Urban beach in Portland, Oregon, U.S.

Audrey McCall Beach (also known as Eastbank Crescent Beach, or the Eastbank Crescent and Dock) is an urban beach along the east bank of the Willamette River, near the Hawthorne Bridge in Portland, Oregon, United States.

== Description and history ==
Named after Audrey McCall, the opening was spearheaded by the Human Access Project (HAP). HAP removed 19 tons of concrete from what would become Audrey McCall Beach during 2013–2019 with assistance of volunteers and inmate work crews.

In 2015, HAP successfully lobbied City Council to create an improved public beach on the east side of the river, ostensibly Audrey McCall Beach.

On October 8, 2017, Tad McCall (son of former Oregon Governor Tom McCall and Audrey McCall) expressed support of development of a beach park to honor his mother.
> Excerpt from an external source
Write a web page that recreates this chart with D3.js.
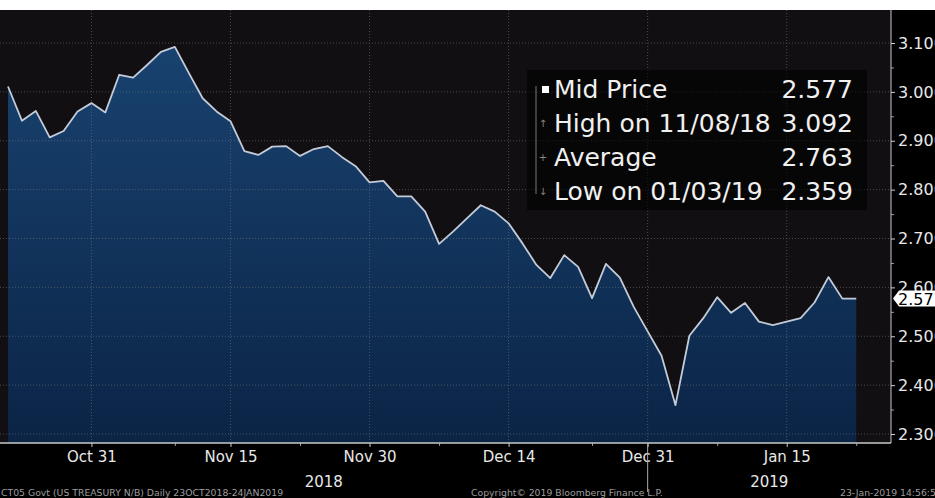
<!DOCTYPE html>
<html>
<head>
<meta charset="utf-8">
<script src="https://cdn.jsdelivr.net/npm/d3@7"></script>
<style>
  html, body { margin: 0; padding: 0; background: #000; }
  svg { display: block; }
</style>
</head>
<body>
<div id="chart"></div>
<script>
// trading days shown on the chart (one point per day)
var dates = [
    "2018-10-23", "2018-10-24", "2018-10-25", "2018-10-26", "2018-10-29", "2018-10-30",
    "2018-10-31", "2018-11-01", "2018-11-02", "2018-11-05", "2018-11-06", "2018-11-07",
    "2018-11-08", "2018-11-09", "2018-11-13", "2018-11-14", "2018-11-15", "2018-11-16",
    "2018-11-19", "2018-11-20", "2018-11-21", "2018-11-23", "2018-11-26", "2018-11-27",
    "2018-11-28", "2018-11-29", "2018-11-30", "2018-12-03", "2018-12-04", "2018-12-05",
    "2018-12-06", "2018-12-07", "2018-12-10", "2018-12-11", "2018-12-12", "2018-12-13",
    "2018-12-14", "2018-12-17", "2018-12-18", "2018-12-19", "2018-12-20", "2018-12-21",
    "2018-12-24", "2018-12-26", "2018-12-27", "2018-12-28", "2018-12-31", "2019-01-02",
    "2019-01-03", "2019-01-04", "2019-01-07", "2019-01-08", "2019-01-09", "2019-01-10",
    "2019-01-11", "2019-01-14", "2019-01-15", "2019-01-16", "2019-01-17", "2019-01-18",
    "2019-01-22", "2019-01-23"
];

var midPrices = [
    3.011, 2.941, 2.961, 2.907, 2.920, 2.960, 2.977, 2.958, 3.035, 3.029,
    3.055, 3.082, 3.092, 3.039, 2.987, 2.960, 2.940, 2.879, 2.871, 2.888,
    2.889, 2.869, 2.883, 2.889, 2.867, 2.848, 2.815, 2.818, 2.786, 2.786,
    2.755, 2.689, 2.714, 2.741, 2.768, 2.755, 2.731, 2.690, 2.646, 2.619,
    2.666, 2.642, 2.578, 2.648, 2.620, 2.560, 2.510, 2.460, 2.359, 2.501,
    2.537, 2.580, 2.548, 2.568, 2.530, 2.523, 2.530, 2.537, 2.569, 2.621,
    2.577, 2.577
];

var tickDates = ["2018-10-31", "2018-11-15", "2018-11-30", "2018-12-14", "2018-12-31", "2019-01-15"];
var tickLabels = ["Oct 31", "Nov 15", "Nov 30", "Dec 14", "Dec 31", "Jan 15"];
var minorTickDates = ["2018-11-08", "2018-11-23", "2018-12-07", "2018-12-24", "2019-01-08", "2019-01-23"];
var yearLabels = ["2018", "2019"];
var yearStart = "2018-12-31";

var yTicks = [2.3, 2.4, 2.5, 2.6, 2.7, 2.8, 2.9, 3.0, 3.1];
var yMinorTicks = [2.35, 2.45, 2.55, 2.65, 2.75, 2.85, 2.95, 3.05];

var legendLabels = ["Mid Price", "High on 11/08/18", "Average", "Low on 01/03/19"];
var legendValues = ["2.577", "3.092", "2.763", "2.359"];
var lastPrice = "2.577";

var footerLeft = "CT05 Govt (US TREASURY N/B)  Daily 23OCT2018-24JAN2019";
var footerMid = "Copyright\u00a9 2019 Bloomberg Finance L.P.";
var footerRight = "23-Jan-2019 14:56:5";

(function () {
    "use strict";

    var vWidth = 935, vHeight = 498;
    var vPlot = { left: 0, top: 10, right: 891, bottom: 443 };
    var vFont = "'DejaVu Sans', sans-serif";

    var svg = d3.select("#chart")
        .append("svg")
        .attr("width", vWidth)
        .attr("height", vHeight)
        .style("font-family", vFont);

    // white strip at the very top, black page below
    svg.append("rect").attr("width", vWidth).attr("height", vHeight).attr("fill", "#000");
    svg.append("rect").attr("width", vWidth).attr("height", vPlot.top).attr("fill", "#fff");

    svg.append("rect")
        .attr("x", vPlot.left)
        .attr("y", vPlot.top)
        .attr("width", vPlot.right - vPlot.left)
        .attr("height", vPlot.bottom - vPlot.top)
        .attr("fill", "#120f12");

    var x = d3.scaleLinear().domain([0, 63.5]).range([8, vPlot.right]);
    var y = d3.scaleLinear().domain([2.3, 3.1]).range([434, 43]);

    var xOf = function (aDate) { return x(dates.indexOf(aDate)); };

    // area gradient
    var defs = svg.append("defs");
    var grad = defs.append("linearGradient")
        .attr("id", "fillGrad")
        .attr("x1", 0).attr("y1", 0).attr("x2", 0).attr("y2", 1);
    grad.append("stop").attr("offset", "0%").attr("stop-color", "#18426f");
    grad.append("stop").attr("offset", "100%").attr("stop-color", "#0b2446");

    var area = d3.area()
        .x(function (d, i) { return x(i); })
        .y0(vPlot.bottom)
        .y1(function (d) { return y(d); });

    svg.append("path")
        .datum(midPrices)
        .attr("d", area)
        .attr("fill", "url(#fillGrad)");

    // dotted grid
    svg.append("g")
        .selectAll("line")
        .data(yTicks)
        .enter()
        .append("line")
            .attr("x1", vPlot.left)
            .attr("x2", vPlot.right)
            .attr("y1", function (d) { return y(d); })
            .attr("y2", function (d) { return y(d); })
            .attr("stroke", "#7a7a7a")
            .attr("stroke-opacity", 0.55)
            .attr("stroke-dasharray", "1,2");

    svg.append("g")
        .selectAll("line")
        .data(tickDates)
        .enter()
        .append("line")
            .attr("x1", xOf)
            .attr("x2", xOf)
            .attr("y1", vPlot.top)
            .attr("y2", vPlot.bottom)
            .attr("stroke", "#7a7a7a")
            .attr("stroke-opacity", 0.55)
            .attr("stroke-dasharray", "1,2");

    var line = d3.line()
        .x(function (d, i) { return x(i); })
        .y(function (d) { return y(d); });

    svg.append("path")
        .datum(midPrices)
        .attr("d", line)
        .attr("fill", "none")
        .attr("stroke", "#c3cbd8")
        .attr("stroke-width", 1.8)
        .attr("stroke-linejoin", "round");

    // right axis (labels run off the edge, as on the terminal screen)
    var yAxis = svg.append("g")
        .attr("transform", "translate(" + vPlot.right + ",0)")
        .call(d3.axisRight(y).tickValues(yTicks).tickFormat(d3.format(".3f")).tickSize(4).tickPadding(3));
    yAxis.select(".domain").remove();
    yAxis.selectAll("line").attr("stroke", "#d0d0d0");
    yAxis.selectAll("text")
        .attr("fill", "#e8e8e8")
        .style("font-size", "16px")
        .style("font-family", vFont);

    var yMinor = svg.append("g")
        .attr("transform", "translate(" + vPlot.right + ",0)")
        .call(d3.axisRight(y).tickValues(yMinorTicks).tickFormat("").tickSize(3));
    yMinor.select(".domain").remove();
    yMinor.selectAll("line").attr("stroke", "#9a9a9a");

    svg.append("line")
        .attr("x1", vPlot.right).attr("x2", vPlot.right)
        .attr("y1", vPlot.top).attr("y2", vPlot.bottom)
        .attr("stroke", "#c8c8c8");

    // bottom axis
    var xAxis = svg.append("g")
        .attr("transform", "translate(0," + vPlot.bottom + ")")
        .call(d3.axisBottom(x)
            .tickValues(tickDates.map(function (d) { return dates.indexOf(d); }))
            .tickFormat(function (d, i) { return tickLabels[i]; })
            .tickSize(4)
            .tickPadding(4));
    xAxis.select(".domain").remove();
    xAxis.selectAll("line").attr("stroke", "#c8c8c8");
    xAxis.selectAll("text")
        .attr("fill", "#e8e8e8")
        .style("font-size", "15px")
        .style("font-family", vFont);

    var xMinor = svg.append("g")
        .attr("transform", "translate(0," + vPlot.bottom + ")")
        .call(d3.axisBottom(x)
            .tickValues(minorTickDates.map(function (d) { return dates.indexOf(d); }))
            .tickFormat("")
            .tickSize(3));
    xMinor.select(".domain").remove();
    xMinor.selectAll("line").attr("stroke", "#9a9a9a");

    svg.append("line")
        .attr("x1", vPlot.left).attr("x2", vPlot.right)
        .attr("y1", vPlot.bottom).attr("y2", vPlot.bottom)
        .attr("stroke", "#c8c8c8")
        .attr("stroke-width", 1.5);

    // year labels centred on each year's span
    var vSplit = xOf(yearStart);
    svg.append("line")
        .attr("x1", vSplit).attr("x2", vSplit)
        .attr("y1", vPlot.bottom).attr("y2", 492)
        .attr("stroke", "#aaa");
    var vYearCentres = [(vPlot.left + vSplit) / 2, (vSplit + vPlot.right) / 2];
    svg.selectAll(".year")
        .data(yearLabels)
        .enter()
        .append("text")
            .attr("class", "year")
            .attr("x", function (d, i) { return vYearCentres[i]; })
            .attr("y", 487)
            .attr("text-anchor", "middle")
            .attr("fill", "#e8e8e8")
            .style("font-size", "15px")
            .text(function (d) { return d; });

    // last price tag
    var vPy = y(+lastPrice);
    svg.append("path")
        .attr("d", "M" + (vPlot.right + 2) + "," + vPy +
            " L" + (vPlot.right + 8) + "," + (vPy - 8) +
            " L" + (vWidth + 2) + "," + (vPy - 8) +
            " L" + (vWidth + 2) + "," + (vPy + 8) +
            " L" + (vPlot.right + 8) + "," + (vPy + 8) + " Z")
        .attr("fill", "#fff");
    svg.append("text")
        .attr("x", vPlot.right + 7)
        .attr("y", vPy + 6)
        .attr("fill", "#000")
        .style("font-size", "16px")
        .text(lastPrice);

    // legend
    var legend = svg.append("g");
    legend.append("rect")
        .attr("x", 527).attr("y", 70)
        .attr("width", 340).attr("height", 140)
        .attr("fill", "#000")
        .attr("fill-opacity", 0.6);
    legend.append("line")
        .attr("x1", 536).attr("x2", 536)
        .attr("y1", 86).attr("y2", 194)
        .attr("stroke", "#777");
    var vRowY = function (i) { return 98 + i * 34; };
    legend.append("rect")
        .attr("x", 542).attr("y", vRowY(0) - 12)
        .attr("width", 7).attr("height", 7)
        .attr("fill", "#fff");
    var vMarks = ["", "\u2191", "+", "\u2193"];
    legend.selectAll(".mark")
        .data(vMarks)
        .enter()
        .append("text")
            .attr("class", "mark")
            .attr("x", 543)
            .attr("y", function (d, i) { return vRowY(i) - 5; })
            .attr("text-anchor", "middle")
            .attr("fill", "#888")
            .style("font-size", "10px")
            .text(function (d) { return d; });
    legend.selectAll(".lab")
        .data(legendLabels)
        .enter()
        .append("text")
            .attr("class", "lab")
            .attr("x", 554)
            .attr("y", function (d, i) { return vRowY(i); })
            .attr("fill", "#f0f0f0")
            .style("font-size", "25px")
            .text(function (d) { return d; });
    legend.selectAll(".val")
        .data(legendValues)
        .enter()
        .append("text")
            .attr("class", "val")
            .attr("x", 853)
            .attr("y", function (d, i) { return vRowY(i); })
            .attr("text-anchor", "end")
            .attr("fill", "#f0f0f0")
            .style("font-size", "25px")
            .text(function (d) { return d; });

    // footer
    var footer = svg.append("g")
        .attr("fill", "#9c9c9c")
        .style("font-size", "9.3px");
    footer.append("text").attr("x", 1).attr("y", 496).text(footerLeft);
    footer.append("text").attr("x", 471).attr("y", 496).text(footerMid);
    footer.append("text").attr("x", 840).attr("y", 496).text(footerRight);
})();
</script>
</body>
</html>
In 2018, HAP partnered with Portland Bureau of Transportation (PBOT) to produce Sunday Splashways in conjunction with PBOT's Sunday Parkways program.

The beach opened as the city's second official public beach on July 5, 2019. HAP spearheaded the effort, acquiring necessary permits for the swimming area and funding a lifeguard program at the beach for the opening year. Lifeguards were stationed at the beach during select hours on Fridays through Sundays between July 5 and September 1, 2019. In 2019 HAP partnered with non profit Ground Score to fund the hiring of homeless individuals to keep the beach clean in the summer.

July 25, 2022, Portland Parks & Recreation in partnership with HAP named Audrey McCall Beach one of six recommended safer swimming areas on the Willamette River. The beach party Friday Splashdown is held at Audrey McCall Beach.